The Liverpool Mercury took its cue from the Ulster Recorder labelling the terrorism, as being the ‘fruit of Orangeism’. However, the ‘fruit’ referenced may be interpreted as the product of a sustained campaign of propaganda, which came about following the Act of Union. It would be learned later that there are always more sides to a story. Unfortunately, the guns in the hands of the Orangemen did not help in the Shercock situation.
Just 16 years earlier, many Catholic and Protestant people fought together in the 1798 Rising. Earlier again, in 1791, Theobald Wolfe Tone co-founded the United Irishmen ‘to unite Protestant, Catholic and Dissenter under the common name of Irishmen in order to break the connection with England’, which he perceived to be ‘the never failing source of all our political evils’.
In 1795, three years prior to the said rebellion, the Orange Order was founded to counteract the popularity of the United Irishmen. Later, the Act of Union, passed in 1800 ‘by means of legal and illegal machinations’, abolished the Irish Parliament and placed complete control of Irish affairs in London’s hands. Egged on by the English parliament, a sustained campaign of propaganda using Orange Order connections in cahoots with the ascendancy had aimed to discourage Irish Protestants from contemplating future co-operation with their Catholic neighbours as they had in 1798.
‘Class consciousness’ whereby one might become aware of one’s place in society and the realisation of one’s shared interests with others was not likely to be tolerated if it should interrupt the status quo in the parliament.
Fair Day, May 30th, 1814
As we have mentioned, blame in the Shercock affray was laid squarely at the feet of the Orange associations, or so it was suggested by the Ulster Recorder who asserted, ‘we have not hesitated to ascribe the sanguinary scenes of which this is our distressing duty this day to publish, the fruitful parents of our great miseries in the north of Ireland, (are) the orange associations.’
News of the sensation caused by the saddening scenes spread throughout the country and seeped into British newspapers. The ‘calamity’ as it was dubbed and the resultant heinous bloodshed inflicted upon an innocent people was said to have impacted ordinary families who were of an ‘industrious and humble’ nature, coming from the town and environs within an ‘eight miles’ radius of Cootehill. Persons who died were mostly of the Catholic faith, with the exception of a man and woman who were Protestant. In all, 22 people were killed. They were shot by muskets, which the press said were ‘placed in the rioter's hands by the government of the day’, supposedly, they added, for the purpose of ‘protecting the peace and tranquillity’ of the locality.

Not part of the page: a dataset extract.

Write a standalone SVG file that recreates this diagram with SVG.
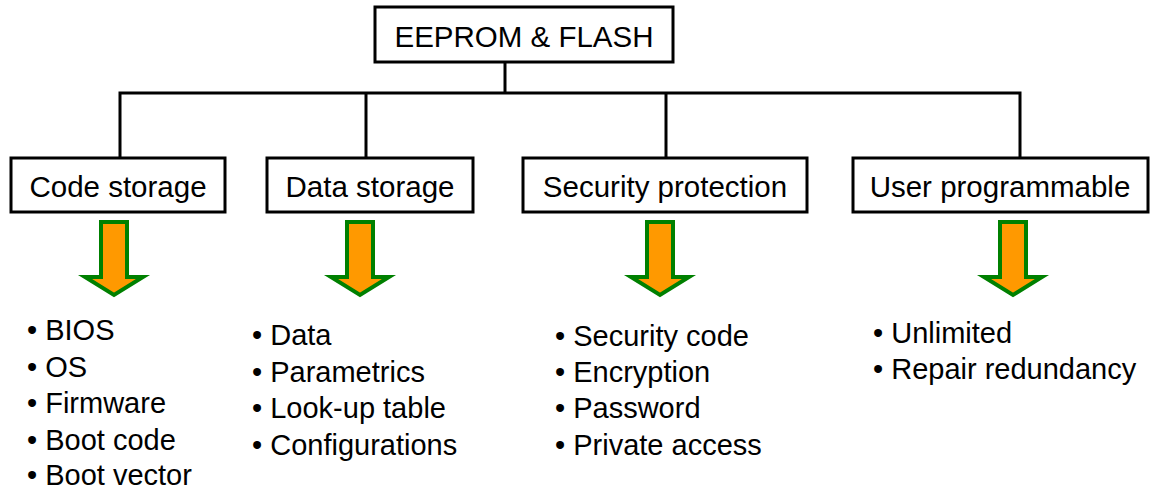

Violence suddenly erupted at the Shercock Fair when matters allegedly turned sour between a constable and a man leading his horse through the town whom the lawman had asked to stop. The policeman did not think it was sensible to ‘parade horses’ around the main thoroughfare while people were conducting business and informed the man to either sit on his horse or take it away. The owner angrily refused to be ordered about, and the constable was struck, knocking him to the ground.
The horse owner had friends amongst the Orangemen of the town who defended him. However, the majority of those attending the Fair were Catholic and they did not know what caused the ‘quarrel’, and yet when confronted by the Orangemen, they had no hesitation to fight them. The Orangemen quickly retreated to certain houses from which they grabbed guns and fired them into a crowd of unarmed citizens. The streets emptied rapidly, and the men emerged from the houses and ‘pursued their prey and shot them down on the road’, which is how one report described the unfolding situation. The terror lasted from five o’clock in the afternoon until 11 o’clock that night. Noticeably, and to the publics disgust, none of the local magistrates intervened to quell the anger.
The only figure to receive commendation for his display of leadership was the Rev Thomas Blake. The Ulster Recorder stated, ‘were it not for the Rev Mr Blake’, a Catholic parish priest, the whole village of Shercock would likely have been burned to the ground by the people’ and continued, ‘this gentleman exhibited a heroism on this occasion which does him immortal credit’ having ‘conquered the vengeance of his parishioners and made them spare even their enemies.’
None of this should have happened had the Orangemen no recourse to arms, emphasised the report; but it was the government’s policy of ‘folly’ to arm and support them. A similar incident had taken place at Kilkeel where people on both sides of the altercation received equal punishment.